Mon professeur d’interprétation suivait avant la méthode de jeu de Stanislavski qui exige “de devenir son personnage”. À présent, il trouve ça plus intéressant de courir après son personnage, de cultiver le décalage, parce que l’acteur n’arrivera jamais à s’effacer complètement derrière le personnage.

Claire : Vous parlez de la perte de tradition comme d’un fait générationnel. Quelle dimension cela prend-il d’en parler à Nanterre sur Scène, devant un public majoritairement étudiant et lycéen ?

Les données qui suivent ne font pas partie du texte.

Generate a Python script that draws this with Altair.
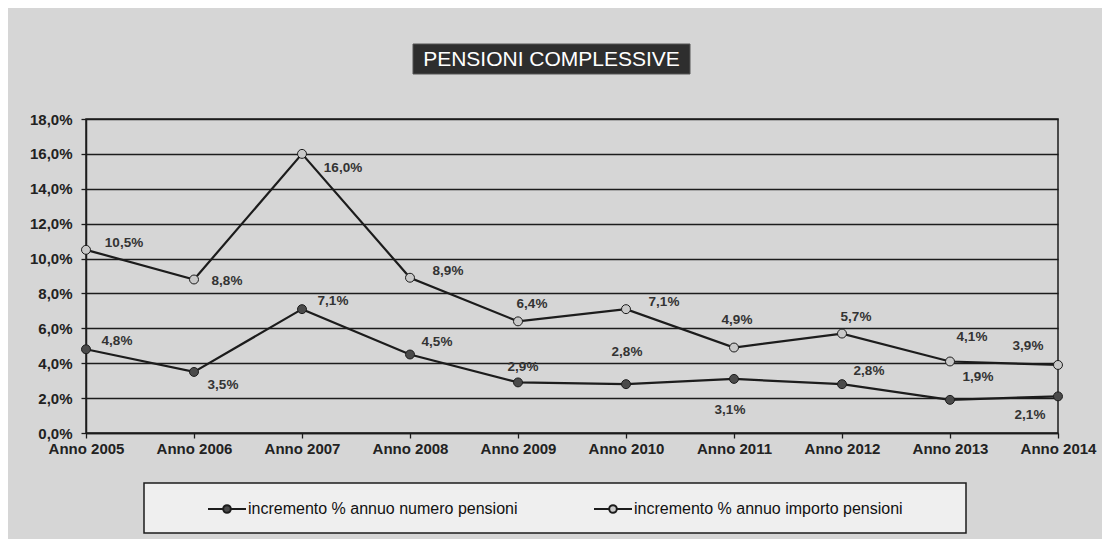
import json
import altair as alt
import pandas as pd

# ---------------- data ----------------
years = ["Anno 2005", "Anno 2006", "Anno 2007", "Anno 2008", "Anno 2009",
         "Anno 2010", "Anno 2011", "Anno 2012", "Anno 2013", "Anno 2014"]
numero = [4.8, 3.5, 7.1, 4.5, 2.9, 2.8, 3.1, 2.8, 1.9, 2.1]
importo = [10.5, 8.8, 16.0, 8.9, 6.4, 7.1, 4.9, 5.7, 4.1, 3.9]
series_names = ["incremento % annuo numero pensioni",
                "incremento % annuo importo pensioni"]
y_ticks = [0, 2, 4, 6, 8, 10, 12, 14, 16, 18]
title_text = "PENSIONI COMPLESSIVE"

rows = []
for name, vals in zip(series_names, [numero, importo]):
    for yr, v in zip(years, vals):
        rows.append({"anno": yr, "serie": name, "valore": v})
df = pd.DataFrame(rows)

# ---------------- style ----------------
FONT = "Liberation Sans"
DARK = "#1c1c1c"
W, H = 972, 314
pct_expr = "replace(format({v}, '.1f'), '.', ',') + '%'"

x_enc = alt.X(
    "anno:O", sort=years,
    scale=alt.Scale(type="point", padding=0),
    axis=alt.Axis(title=None, labelAngle=0, labelFont=FONT, labelFontSize=15,
                  labelFontWeight="bold", labelColor="#222", tickSize=5,
                  tickColor=DARK, tickWidth=1.3, labelPadding=3,
                  domainColor=DARK, domainWidth=1.5, grid=False),
)
y_enc = alt.Y(
    "valore:Q",
    scale=alt.Scale(domain=[0, 18], nice=False),
    axis=alt.Axis(title=None, values=y_ticks,
                  labelExpr=pct_expr.format(v="datum.value"),
                  labelFont=FONT, labelFontSize=15, labelFontWeight="bold",
                  labelColor="#222", tickSize=5, tickColor=DARK, tickWidth=1.3,
                  labelPadding=9, domainColor=DARK, domainWidth=1.5,
                  grid=True, gridColor=DARK, gridWidth=1.3, gridOpacity=1),
)

base = alt.Chart(df)

line = base.mark_line(color=DARK, strokeWidth=2.2).encode(
    x=x_enc, y=y_enc, detail="serie:N")

legend_symbol = "M-1,0H-0.2A0.2,0.2,0,1,1,0.2,0A0.2,0.2,0,1,1,-0.2,0M0.2,0H1"
points = base.mark_point(filled=True, size=80, stroke=DARK, strokeWidth=1,
                         opacity=1).encode(
    x=x_enc, y=y_enc,
    fill=alt.Fill("serie:N",
                  scale=alt.Scale(domain=series_names,
                                  range=["#4a4a4a", "#c9c9c9"]),
                  legend=alt.Legend(title=None, orient="none", legendX=121,
                                    legendY=370, direction="horizontal",
                                    columns=2, symbolType=legend_symbol,
                                    symbolSize=1444, symbolStrokeColor=DARK,
                                    symbolStrokeWidth=2, labelFont=FONT,
                                    labelFontSize=16, labelColor="#111",
                                    labelLimit=400, labelOffset=1,
                                    columnPadding=72, padding=0)),
)

# data labels, grouped by placement around their point
placements = [
    (series_names[1], ["Anno 2005", "Anno 2008", "Anno 2010"], 38, -7),
    (series_names[1], ["Anno 2006"], 33, 2),
    (series_names[1], ["Anno 2007"], 41, 14),
    (series_names[1], ["Anno 2009", "Anno 2012"], 14, -17),
    (series_names[1], ["Anno 2011"], 3, -28),
    (series_names[1], ["Anno 2013"], 22, -24),
    (series_names[1], ["Anno 2014"], -30, -19),
    (series_names[0], ["Anno 2005", "Anno 2007"], 31, -8),
    (series_names[0], ["Anno 2008", "Anno 2012"], 27, -13),
    (series_names[0], ["Anno 2006"], 29, 13),
    (series_names[0], ["Anno 2009"], 5, -15),
    (series_names[0], ["Anno 2010"], 1, -32),
    (series_names[0], ["Anno 2011"], -4, 31),
    (series_names[0], ["Anno 2013"], 28, -23),
    (series_names[0], ["Anno 2014"], -28, 19),
]
labels = []
for name, yrs, dx, dy in placements:
    flt = f"datum.serie === {json.dumps(name)} && indexof({json.dumps(yrs)}, datum.anno) >= 0"
    labels.append(
        base.transform_filter(flt)
        .transform_calculate(lab=pct_expr.format(v="datum.valore"))
        .mark_text(font=FONT, fontSize=13.5, fontWeight="bold", color="#333",
                   dx=dx, dy=dy, align="center", baseline="middle")
        .encode(x=x_enc, y=y_enc, text="lab:N")
    )

one = alt.Data(values=[{"k": 1}])

# title box
title_rect = alt.Chart(one).mark_rect(fill="#2e2e2e", stroke="#555",
                                      strokeWidth=1).encode(
    x=alt.value(327), x2=alt.value(604), y=alt.value(-75), y2=alt.value(-45))
title_txt = alt.Chart(one).mark_text(
    text=title_text, font=FONT, fontSize=21, color="white",
    align="center", baseline="middle").encode(
    x=alt.value(465.5), y=alt.value(-59))

# legend frame
legend_box = alt.Chart(one).mark_rect(fill="#efefef", stroke=DARK,
                                      strokeWidth=1.5).encode(
    x=alt.value(58), x2=alt.value(880), y=alt.value(364), y2=alt.value(414))

chart = alt.layer(
    legend_box, title_rect, title_txt, line, points, *labels
).properties(
    width=W, height=H,
    padding={"left": 78, "top": 111, "right": 44, "bottom": 106},
    autosize=alt.AutoSizeParams(type="none"),
    background="#d6d6d6",
).configure_view(stroke=DARK, strokeWidth=1.5)

chart.save("out.html", embed_options={"renderer": "svg", "actions": False})
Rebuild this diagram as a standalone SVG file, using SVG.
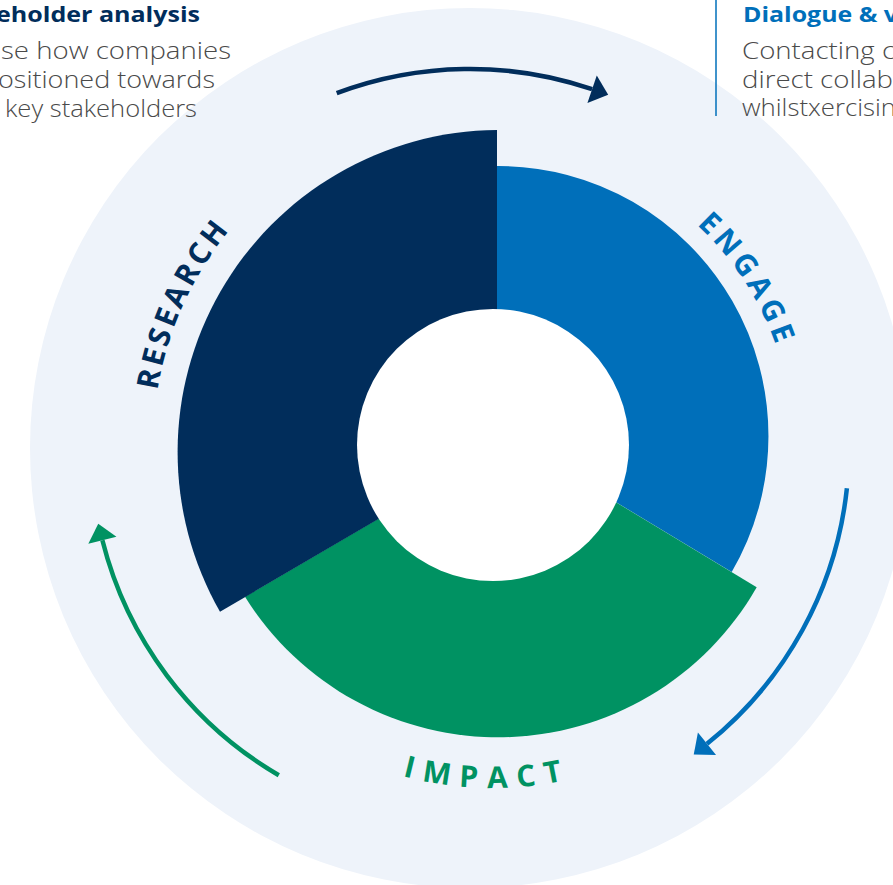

Je pense que c’est à eux que c’est destiné. Beaucoup de personnes sont venues me dire “moi aussi mon grand-père a l’Alzheimer, et je voulais en faire un projet”. De plus, il y a une rupture générationnelle fréquente avec le sentiment d’être étranger à ses grands-parents.

Il y a la recherche d’un lien aussi. Quand je disais “créer du réel avec le théâtre”, c’est que le théâtre m’a aussi permis de créer du lien avec mon grand-père. Je pense qu’à partir du moment où c’est quelque chose où on sent une réelle subjectivité, ça peut vraiment toucher.

C’est aussi un rapport avec l’œuvre artistique. J’ai bien conscience qu’à Nanterre sur Scène il y aura beaucoup de gens qui font du théâtre dans le public. Je me souviens avoir vu un spectacle de théâtre documentaire très simple, épuré et ça marchait très bien. Et je me suis dis “ok faut que je me lance, c’est pas si difficile”. Peut-être que des gens vont réagir comme ça dans le public, ça serait top, que certains aient l’idée de créer eux-mêmes des liens.

Propos recueillis pas Claire Thomas et Lola de Marcillac.